__EXERCISE INSTRUCTIONS__.
Identify and copy all lines of the material where the string "this" is found.

__ENTRIES SUPPLIED__.
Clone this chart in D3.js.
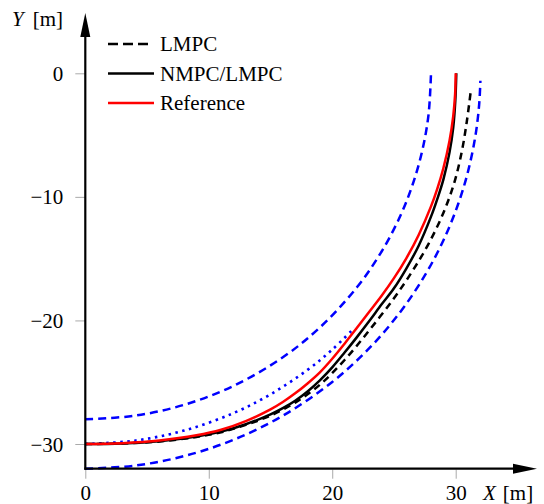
<!DOCTYPE html>
<html>
<head>
<meta charset="utf-8">
<script src="https://cdn.jsdelivr.net/npm/d3@7"></script>
<style>
  body { margin: 0; background: #fff; }
  svg text { font-family: "Liberation Serif", "DejaVu Serif", serif !important; font-size: 21px !important; fill: #000; }
</style>
</head>
<body>
<div class="chart"></div>
<script>
// curves, [X, Y] in metres
var referencePath = [[0, -30], [3, -29.93], [6, -29.72], [9, -29.3], [11, -28.85], [13, -28.15], [15, -27.2],
    [16, -26.6], [17, -25.9], [18, -25.1], [19, -24.2], [20, -23.1], [21, -21.88], [22, -20.6], [23, -19.3],
    [24, -18.0], [25, -16.58], [26, -14.97], [27, -13.08], [28, -10.77], [28.5, -9.37], [29, -7.68],
    [29.5, -5.45], [29.8, -3.46], [29.95, -1.73], [30, 0]];
var nmpcPath = [[0, -30], [3, -29.95], [6, -29.78], [9, -29.4], [11, -29.0], [13, -28.4], [15, -27.6],
    [16, -27.1], [17, -26.5], [18, -25.75], [19, -24.85], [20, -23.8], [21, -22.6], [22, -21.35], [23, -20.05],
    [24, -18.7], [25, -17.4], [26, -15.8], [27, -13.95], [28, -11.6], [28.5, -10.2], [29, -8.6],
    [29.5, -6.4], [29.8, -4.4], [29.97, -2.2], [30.05, 0]];
var lmpcPath = [[0, -30], [3, -29.96], [6, -29.8], [9, -29.43], [11, -29.05], [13, -28.45], [15, -27.7],
    [17, -26.65], [19, -25.2], [21, -23.2], [23, -20.8], [25, -18.2], [26.5, -16.0], [27.8, -13.8],
    [29, -11.3], [29.9, -8.8], [30.5, -6.3], [30.9, -3.9], [31.2, -1.6]];
var innerBound = [[0, -28], [4, -27.71], [8, -26.83], [12, -25.3], [16, -22.98], [19, -20.57], [22, -17.32],
    [24, -14.42], [25.5, -11.57], [26.5, -9.04], [27.3, -6.22], [27.8, -3.34], [28, 0]];
var outerBound = [[0, -32], [4, -31.75], [8, -30.98], [12, -29.66], [16, -27.71], [20, -24.98], [23, -22.25],
    [25.5, -19.33], [27.5, -16.36], [29, -13.53], [30.2, -10.58], [31, -7.94], [31.6, -5.04], [31.9, -2.53], [32, -0.6]];
var centerLine = [[0, -30], [4, -29.73], [8, -28.91], [12, -27.5], [15, -25.98], [18, -24], [20, -22.36], [21.8, -20.6]];

var xTicks = [0, 10, 20, 30];
var yTicks = [0, -10, -20, -30];
var legendNames = ["LMPC", "NMPC/LMPC", "Reference"];

var svgWidth = 544;
var svgHeight = 504;

var svg = d3.select(".chart")
    .append("svg")
    .attr("width", svgWidth)
    .attr("height", svgHeight);

var xScale = d3.scaleLinear().domain([0, 30]).range([85.3, 455.7]);
var yScale = d3.scaleLinear().domain([0, -30]).range([73.3, 444]);

var axisY = yScale(-32);
var axisX = xScale(0);

var line = d3.line()
    .x(function(d) { return xScale(d[0]); })
    .y(function(d) { return yScale(d[1]); })
    .curve(d3.curveCatmullRom.alpha(0.5));

// axes with grey ticks
var bottomAxis = d3.axisBottom(xScale).tickValues(xTicks).tickSize(10).tickFormat(d3.format("d"));
var leftAxis = d3.axisLeft(yScale).tickValues(yTicks).tickSize(10)
    .tickFormat(function(d) { return d < 0 ? "\u2212" + Math.abs(d) : d; });

var gx = svg.append("g")
    .attr("transform", "translate(0," + axisY + ")")
    .call(bottomAxis)
    .attr("font-family", null).attr("font-size", null);
gx.select(".domain").remove();
gx.selectAll(".tick line").attr("stroke", "#aaa").attr("y1", 1);
gx.selectAll(".tick text")
    .attr("y", 31).attr("dy", null);

var gy = svg.append("g")
    .attr("transform", "translate(" + axisX + ",0)")
    .call(leftAxis)
    .attr("font-family", null).attr("font-size", null);
gy.select(".domain").remove();
gy.selectAll(".tick line").attr("stroke", "#aaa");
gy.selectAll(".tick text")
    .attr("x", -22).attr("dy", 7);

// curves
svg.append("path").datum(outerBound).attr("d", line)
    .attr("fill", "none").attr("stroke", "#0000ff").attr("stroke-width", 2.5).attr("stroke-dasharray", "8,5");
svg.append("path").datum(innerBound).attr("d", line)
    .attr("fill", "none").attr("stroke", "#0000ff").attr("stroke-width", 2.5).attr("stroke-dasharray", "8,5");
svg.append("path").datum(centerLine).attr("d", line)
    .attr("fill", "none").attr("stroke", "#0000ff").attr("stroke-width", 2.6).attr("stroke-dasharray", "2.5,4.5");
svg.append("path").datum(nmpcPath).attr("d", line)
    .attr("fill", "none").attr("stroke", "#000").attr("stroke-width", 2.5);
svg.append("path").datum(lmpcPath).attr("d", line)
    .attr("fill", "none").attr("stroke", "#000").attr("stroke-width", 2.5).attr("stroke-dasharray", "7,5");
svg.append("path").datum(referencePath).attr("d", line)
    .attr("fill", "none").attr("stroke", "#ff0000").attr("stroke-width", 2.5);

// axis lines with arrows
svg.append("line")
    .attr("x1", axisX - 1).attr("y1", axisY).attr("x2", 516).attr("y2", axisY)
    .attr("stroke", "#000").attr("stroke-width", 2.2);
svg.append("path")
    .attr("d", "M537," + axisY + " L513," + (axisY - 5) + " L513," + (axisY + 5) + " Z")
    .attr("fill", "#000");
svg.append("line")
    .attr("x1", axisX).attr("y1", axisY + 1).attr("x2", axisX).attr("y2", 34)
    .attr("stroke", "#000").attr("stroke-width", 2.2);
svg.append("path")
    .attr("d", "M" + axisX + ",13 L" + (axisX - 5) + ",37 L" + (axisX + 5) + ",37 Z")
    .attr("fill", "#000");

// axis titles
var yTitle = svg.append("text").attr("x", 12).attr("y", 25.5);
yTitle.append("tspan").attr("font-style", "italic").text("Y");
yTitle.append("tspan").attr("dx", 9).text("[m]");

var xTitle = svg.append("text").attr("x", 483).attr("y", 500);
xTitle.append("tspan").attr("font-style", "italic").text("X");
xTitle.append("tspan").attr("dx", 7).text("[m]");

// legend
var legendStyles = [
    { color: "#000", dash: "10,5", end: 148 },
    { color: "#000", dash: null, end: 154 },
    { color: "#ff0000", dash: null, end: 154 }
];
var legendRows = [44, 73.5, 103];

var legend = svg.append("g").selectAll("g")
    .data(legendNames)
    .enter()
    .append("g")
    .attr("transform", function(d, i) { return "translate(0," + legendRows[i] + ")"; });

legend.append("line")
    .attr("x1", 108).attr("y1", 0).attr("y2", 0)
    .attr("x2", function(d, i) { return legendStyles[i].end; })
    .attr("stroke", function(d, i) { return legendStyles[i].color; })
    .attr("stroke-width", 2.5)
    .attr("stroke-dasharray", function(d, i) { return legendStyles[i].dash; });

legend.append("text")
    .attr("x", 160).attr("y", 7)
    .text(function(d) { return d; });
</script>
</body>
</html>
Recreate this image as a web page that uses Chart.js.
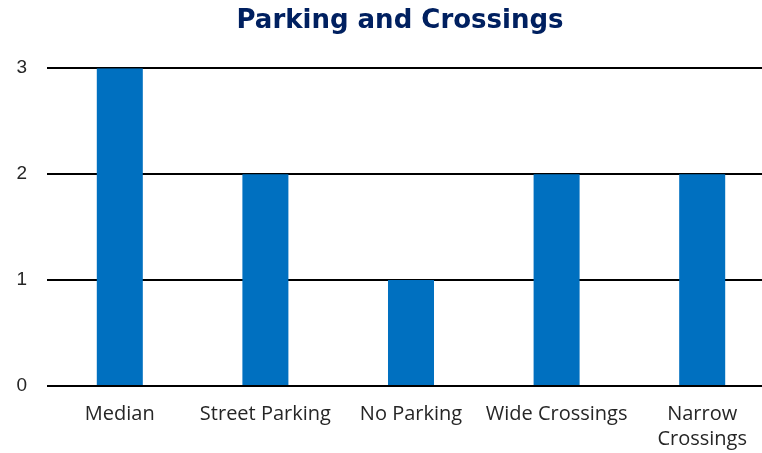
<!DOCTYPE html>
<html>
<head>
<meta charset="utf-8">
<script src="https://cdn.jsdelivr.net/npm/chart.js@4"></script>
<style>
  html, body { margin: 0; padding: 0; background: #fff; overflow: hidden; }
  #wrap { width: 806px; height: 453px; }
</style>
</head>
<body>
<div id="wrap"><canvas id="parkingChart" width="806" height="453"></canvas></div>
<script>
const categories = ["Median", "Street Parking", "No Parking", "Wide Crossings", ["Narrow", "Crossings"]];
const counts = [3, 2, 1, 2, 2];
const yTicks = [0, 1, 2, 3];

const ctx = document.getElementById("parkingChart").getContext("2d");

const chart = new Chart(ctx, {
    type: 'bar',
    data: {
        labels: categories,
        datasets: [{
            label: 'Count',
            data: counts,
            backgroundColor: '#0070C0',
            borderWidth: 0,
            categoryPercentage: 1,
            barPercentage: 0.316
        }]
    },
    options: {
        responsive: false,
        animation: false,
        devicePixelRatio: 1,
        layout: {
            padding: { left: 0, right: 6, top: 0, bottom: 0 }
        },
        plugins: {
            legend: { display: false },
            tooltip: { enabled: false },
            title: {
                display: true,
                text: 'Parking and Crossings',
                color: '#002060',
                font: { family: 'DejaVu Sans', size: 26, weight: 'bold' },
                padding: { top: 6, bottom: 31 }
            }
        },
        scales: {
            x: {
                grid: { display: false, drawTicks: false },
                border: { display: false },
                afterFit: axis => { axis.height = 67; },
                ticks: {
                    color: '#262626',
                    font: { family: 'Open Sans', size: 20, lineHeight: 1.25 },
                    padding: 16,
                    maxRotation: 0,
                    autoSkip: false
                }
            },
            y: {
                min: 0,
                max: 3,
                afterBuildTicks: axis => {
                    axis.ticks = yTicks.map(v => ({ value: v }));
                },
                afterFit: axis => { axis.width = 47; },
                grid: {
                    color: '#000',
                    lineWidth: 2,
                    drawTicks: false
                },
                border: { display: false },
                ticks: {
                    color: '#262626',
                    font: { family: 'Liberation Sans', size: 19 },
                    padding: 20
                }
            },
            // empty right-hand spacer so the plot runs past the window edge
            spacer: {
                type: 'linear',
                position: 'right',
                grid: { display: false, drawTicks: false },
                border: { display: false },
                ticks: { display: false },
                afterFit: axis => { axis.width = 25; }
            }
        }
    }
});
</script>
</body>
</html>
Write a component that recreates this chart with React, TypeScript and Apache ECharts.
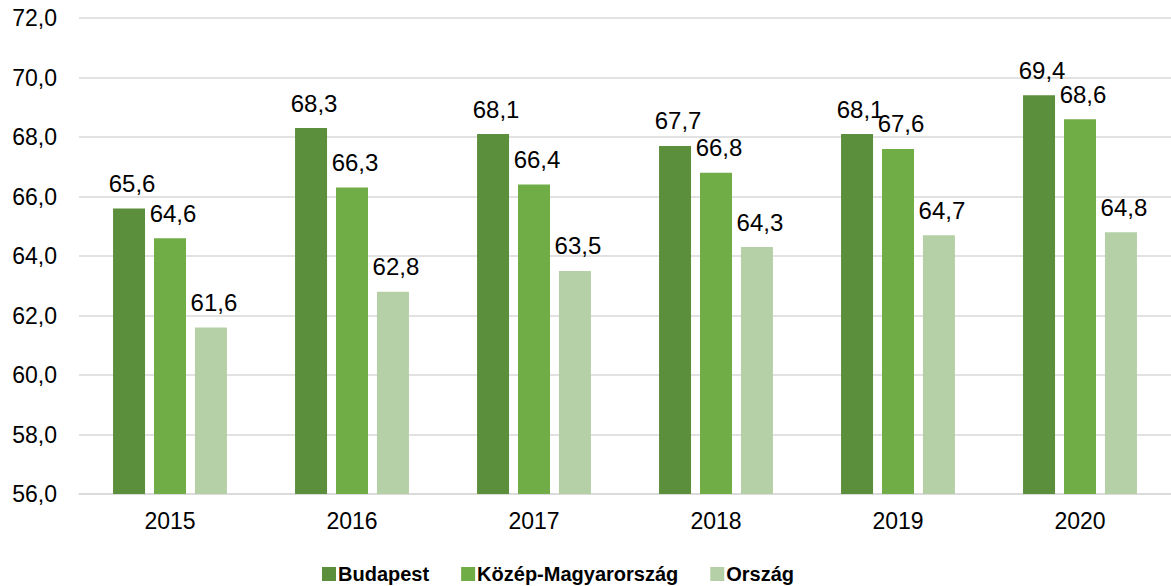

__COMPLETE ANSWER__.
Clone this chart in D3.js.
Recreate this image as a web page that uses Chart.js.
Write a component that recreates this chart with React, TypeScript and Apache ECharts.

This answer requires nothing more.